To create a slider, navigate to Put | Hslider or Put | Vslider. To create a group of radio buttons, navigate to Put | Hradio or Put | Vradio.
Note
Hslider is a horizontal slider. Vslider is the vertical one. Hradio is a group aligned horizontally. Vradio aligns vertically.
When you click on the bang object, the console window will show the bang message. When you click on the toggle object, the number box value alternates between 0 and 1. When you drag the
slider, the number box value changes from 0 to 127, that is the default range. You can change this range by right-clicking or Ctrl-clicking on the slider and opening the Properties window to modify the output range.
When you click on any square of the radio button group, the number box gives you a value from 0 to 7, depending on which square you click on.

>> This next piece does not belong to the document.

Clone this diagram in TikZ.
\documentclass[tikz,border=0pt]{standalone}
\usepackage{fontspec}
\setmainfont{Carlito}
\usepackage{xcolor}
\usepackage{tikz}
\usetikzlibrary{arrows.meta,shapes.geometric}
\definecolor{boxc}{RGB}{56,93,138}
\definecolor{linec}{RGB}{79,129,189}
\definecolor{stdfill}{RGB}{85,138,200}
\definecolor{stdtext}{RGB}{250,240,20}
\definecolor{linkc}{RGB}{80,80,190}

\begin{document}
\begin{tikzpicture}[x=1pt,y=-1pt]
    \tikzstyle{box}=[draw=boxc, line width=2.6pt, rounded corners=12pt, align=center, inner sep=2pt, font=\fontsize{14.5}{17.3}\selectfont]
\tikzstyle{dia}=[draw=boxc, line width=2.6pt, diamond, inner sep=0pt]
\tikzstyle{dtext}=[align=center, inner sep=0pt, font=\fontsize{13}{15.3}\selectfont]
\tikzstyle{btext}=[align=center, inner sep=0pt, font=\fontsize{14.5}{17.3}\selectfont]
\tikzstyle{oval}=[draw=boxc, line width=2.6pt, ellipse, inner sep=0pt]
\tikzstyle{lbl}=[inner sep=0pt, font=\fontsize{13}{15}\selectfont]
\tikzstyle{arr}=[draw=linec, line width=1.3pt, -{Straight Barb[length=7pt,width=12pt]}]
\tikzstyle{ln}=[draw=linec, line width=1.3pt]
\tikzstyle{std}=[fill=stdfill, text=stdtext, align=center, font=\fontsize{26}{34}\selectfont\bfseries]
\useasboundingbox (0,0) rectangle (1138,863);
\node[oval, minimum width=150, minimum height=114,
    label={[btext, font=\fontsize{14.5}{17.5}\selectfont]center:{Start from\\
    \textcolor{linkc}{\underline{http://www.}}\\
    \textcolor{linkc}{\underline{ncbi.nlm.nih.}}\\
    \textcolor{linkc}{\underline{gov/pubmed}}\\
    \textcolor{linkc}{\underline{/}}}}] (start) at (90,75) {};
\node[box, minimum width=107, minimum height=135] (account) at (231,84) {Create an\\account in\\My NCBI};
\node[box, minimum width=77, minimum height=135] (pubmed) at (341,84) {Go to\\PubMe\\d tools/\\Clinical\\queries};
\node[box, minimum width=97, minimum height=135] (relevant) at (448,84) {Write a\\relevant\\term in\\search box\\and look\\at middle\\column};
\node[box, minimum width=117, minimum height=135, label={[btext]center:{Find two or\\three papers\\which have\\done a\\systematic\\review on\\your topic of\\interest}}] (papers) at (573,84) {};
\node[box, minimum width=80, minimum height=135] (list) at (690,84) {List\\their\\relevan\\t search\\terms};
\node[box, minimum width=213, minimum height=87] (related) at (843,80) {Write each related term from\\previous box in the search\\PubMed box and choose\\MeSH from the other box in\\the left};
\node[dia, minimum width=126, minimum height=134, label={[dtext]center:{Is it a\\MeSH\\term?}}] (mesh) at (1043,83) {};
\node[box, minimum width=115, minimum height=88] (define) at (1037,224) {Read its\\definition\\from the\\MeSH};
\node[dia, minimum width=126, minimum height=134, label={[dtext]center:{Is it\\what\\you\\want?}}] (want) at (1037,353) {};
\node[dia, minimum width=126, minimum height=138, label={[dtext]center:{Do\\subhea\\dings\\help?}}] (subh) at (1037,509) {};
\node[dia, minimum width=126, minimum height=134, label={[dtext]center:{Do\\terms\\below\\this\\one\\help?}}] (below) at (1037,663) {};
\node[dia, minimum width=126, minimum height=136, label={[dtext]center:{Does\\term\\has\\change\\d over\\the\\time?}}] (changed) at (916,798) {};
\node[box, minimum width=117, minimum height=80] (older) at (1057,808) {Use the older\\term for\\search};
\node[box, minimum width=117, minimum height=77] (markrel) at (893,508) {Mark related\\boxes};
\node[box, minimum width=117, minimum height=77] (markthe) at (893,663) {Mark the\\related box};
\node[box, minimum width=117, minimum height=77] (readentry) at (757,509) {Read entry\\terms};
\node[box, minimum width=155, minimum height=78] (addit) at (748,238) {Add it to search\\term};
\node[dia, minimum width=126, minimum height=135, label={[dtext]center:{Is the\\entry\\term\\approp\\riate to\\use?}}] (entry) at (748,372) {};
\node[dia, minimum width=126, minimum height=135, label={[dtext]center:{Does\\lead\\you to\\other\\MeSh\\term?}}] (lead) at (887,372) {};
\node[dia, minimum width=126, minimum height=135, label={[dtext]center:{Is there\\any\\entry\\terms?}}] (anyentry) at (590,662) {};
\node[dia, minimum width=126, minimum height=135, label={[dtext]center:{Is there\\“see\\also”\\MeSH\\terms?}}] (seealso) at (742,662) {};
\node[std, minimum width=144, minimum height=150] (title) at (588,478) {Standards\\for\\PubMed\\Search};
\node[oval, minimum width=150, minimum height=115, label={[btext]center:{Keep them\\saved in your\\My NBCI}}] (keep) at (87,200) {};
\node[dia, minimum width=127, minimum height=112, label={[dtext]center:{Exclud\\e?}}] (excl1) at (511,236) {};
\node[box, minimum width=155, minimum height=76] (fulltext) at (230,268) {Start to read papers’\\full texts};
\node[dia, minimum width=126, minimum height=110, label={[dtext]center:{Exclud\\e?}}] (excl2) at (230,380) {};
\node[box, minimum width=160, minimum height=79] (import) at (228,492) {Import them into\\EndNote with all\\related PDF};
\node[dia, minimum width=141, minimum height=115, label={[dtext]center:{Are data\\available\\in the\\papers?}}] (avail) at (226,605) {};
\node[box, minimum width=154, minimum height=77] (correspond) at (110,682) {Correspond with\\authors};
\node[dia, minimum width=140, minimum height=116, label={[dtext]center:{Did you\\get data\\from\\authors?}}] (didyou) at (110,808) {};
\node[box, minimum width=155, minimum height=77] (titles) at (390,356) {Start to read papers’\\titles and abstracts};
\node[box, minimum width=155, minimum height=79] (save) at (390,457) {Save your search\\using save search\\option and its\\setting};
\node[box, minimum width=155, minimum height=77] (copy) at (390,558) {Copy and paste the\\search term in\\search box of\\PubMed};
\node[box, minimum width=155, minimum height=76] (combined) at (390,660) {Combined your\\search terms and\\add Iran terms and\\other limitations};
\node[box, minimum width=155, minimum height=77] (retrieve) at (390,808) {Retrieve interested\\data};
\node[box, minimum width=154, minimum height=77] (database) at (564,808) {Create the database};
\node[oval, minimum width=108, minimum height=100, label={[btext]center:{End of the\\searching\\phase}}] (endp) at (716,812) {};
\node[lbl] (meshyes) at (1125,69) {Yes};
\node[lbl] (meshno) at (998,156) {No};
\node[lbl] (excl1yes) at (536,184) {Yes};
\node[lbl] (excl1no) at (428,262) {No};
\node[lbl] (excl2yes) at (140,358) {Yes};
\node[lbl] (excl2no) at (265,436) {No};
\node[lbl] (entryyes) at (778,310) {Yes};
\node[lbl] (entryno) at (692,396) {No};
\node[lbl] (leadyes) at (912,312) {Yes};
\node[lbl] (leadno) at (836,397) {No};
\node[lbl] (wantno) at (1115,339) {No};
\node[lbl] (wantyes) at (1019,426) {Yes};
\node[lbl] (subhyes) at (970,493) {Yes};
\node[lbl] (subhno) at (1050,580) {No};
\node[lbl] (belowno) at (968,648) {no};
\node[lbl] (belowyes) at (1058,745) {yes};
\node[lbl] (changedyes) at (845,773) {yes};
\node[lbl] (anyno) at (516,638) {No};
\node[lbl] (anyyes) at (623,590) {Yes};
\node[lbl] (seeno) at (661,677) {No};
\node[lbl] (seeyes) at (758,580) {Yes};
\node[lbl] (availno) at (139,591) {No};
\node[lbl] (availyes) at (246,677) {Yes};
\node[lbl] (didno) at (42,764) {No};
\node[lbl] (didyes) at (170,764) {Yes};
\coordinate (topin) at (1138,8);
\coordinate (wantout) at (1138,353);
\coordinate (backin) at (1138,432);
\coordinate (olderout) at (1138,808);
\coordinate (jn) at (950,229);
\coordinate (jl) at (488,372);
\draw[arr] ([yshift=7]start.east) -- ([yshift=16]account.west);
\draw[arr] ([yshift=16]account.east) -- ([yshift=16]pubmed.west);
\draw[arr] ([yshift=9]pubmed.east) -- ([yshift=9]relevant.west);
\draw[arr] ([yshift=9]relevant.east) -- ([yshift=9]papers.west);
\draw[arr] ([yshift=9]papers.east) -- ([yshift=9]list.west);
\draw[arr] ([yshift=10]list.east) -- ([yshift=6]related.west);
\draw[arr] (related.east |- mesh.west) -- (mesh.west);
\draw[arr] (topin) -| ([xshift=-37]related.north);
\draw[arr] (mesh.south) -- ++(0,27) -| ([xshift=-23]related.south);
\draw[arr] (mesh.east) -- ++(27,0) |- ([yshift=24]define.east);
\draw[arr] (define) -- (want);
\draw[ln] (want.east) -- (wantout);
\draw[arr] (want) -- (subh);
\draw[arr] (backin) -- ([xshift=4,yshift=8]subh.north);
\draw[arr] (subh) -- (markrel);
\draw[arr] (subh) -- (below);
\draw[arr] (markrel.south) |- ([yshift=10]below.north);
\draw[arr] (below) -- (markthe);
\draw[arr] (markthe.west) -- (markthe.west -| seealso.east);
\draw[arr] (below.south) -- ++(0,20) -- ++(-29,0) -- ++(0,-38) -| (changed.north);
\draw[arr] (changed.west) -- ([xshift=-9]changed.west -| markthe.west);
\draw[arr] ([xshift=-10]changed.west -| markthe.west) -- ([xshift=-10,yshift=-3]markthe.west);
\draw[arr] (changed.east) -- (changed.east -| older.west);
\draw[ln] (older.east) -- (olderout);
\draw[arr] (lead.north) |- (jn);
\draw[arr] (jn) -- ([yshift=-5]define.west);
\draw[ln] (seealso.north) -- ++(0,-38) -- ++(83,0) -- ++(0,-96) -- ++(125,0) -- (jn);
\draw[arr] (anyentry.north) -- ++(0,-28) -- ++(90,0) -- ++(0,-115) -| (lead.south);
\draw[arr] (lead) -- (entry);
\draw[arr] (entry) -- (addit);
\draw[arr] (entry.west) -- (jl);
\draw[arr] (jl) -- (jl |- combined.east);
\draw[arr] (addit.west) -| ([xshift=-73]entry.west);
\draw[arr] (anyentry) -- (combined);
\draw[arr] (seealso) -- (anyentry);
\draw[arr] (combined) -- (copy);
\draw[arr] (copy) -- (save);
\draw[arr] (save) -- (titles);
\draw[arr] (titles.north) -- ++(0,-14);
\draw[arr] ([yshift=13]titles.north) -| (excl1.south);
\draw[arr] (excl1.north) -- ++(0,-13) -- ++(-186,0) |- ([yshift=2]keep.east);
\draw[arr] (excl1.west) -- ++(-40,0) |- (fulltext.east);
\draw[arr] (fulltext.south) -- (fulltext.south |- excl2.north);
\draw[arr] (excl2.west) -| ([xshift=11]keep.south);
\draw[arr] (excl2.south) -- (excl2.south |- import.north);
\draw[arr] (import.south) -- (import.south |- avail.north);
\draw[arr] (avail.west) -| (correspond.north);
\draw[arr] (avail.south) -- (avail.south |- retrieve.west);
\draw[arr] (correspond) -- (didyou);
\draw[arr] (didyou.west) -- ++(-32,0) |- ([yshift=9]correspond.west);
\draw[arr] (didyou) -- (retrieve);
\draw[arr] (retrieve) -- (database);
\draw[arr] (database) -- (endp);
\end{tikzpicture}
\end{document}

It is the default number of buttons in the radio group. You can also change the number of buttons by right-click on the radio button group and open the Properties window to modify the number.
Remember that you can always right-click or Ctrl-click on the object to choose the help menu in case you would like to understand more about the object.
This chapter covers the basic elements in a Pure Data patch. We have discussed the use of data in Pure Data, such as floating-point number, integer, and symbol. We covered the use of simple arithmetic calculation. We introduced the use of the trigger object to synchronize the hot and cold inlets. By using the float object, we understood how to store numeric values as variables in Pd. We used the metro object to create loop in Pure Data. Within the loop, Pure Data provides the select object for conditional processing. We used the random object to create chance-based operations. The last section also demonstrates the commonly used graphical user interface elements in Pure Data. Until now, everything is number. In the next chapter, we start off our adventure in the graphics world with the GEM library.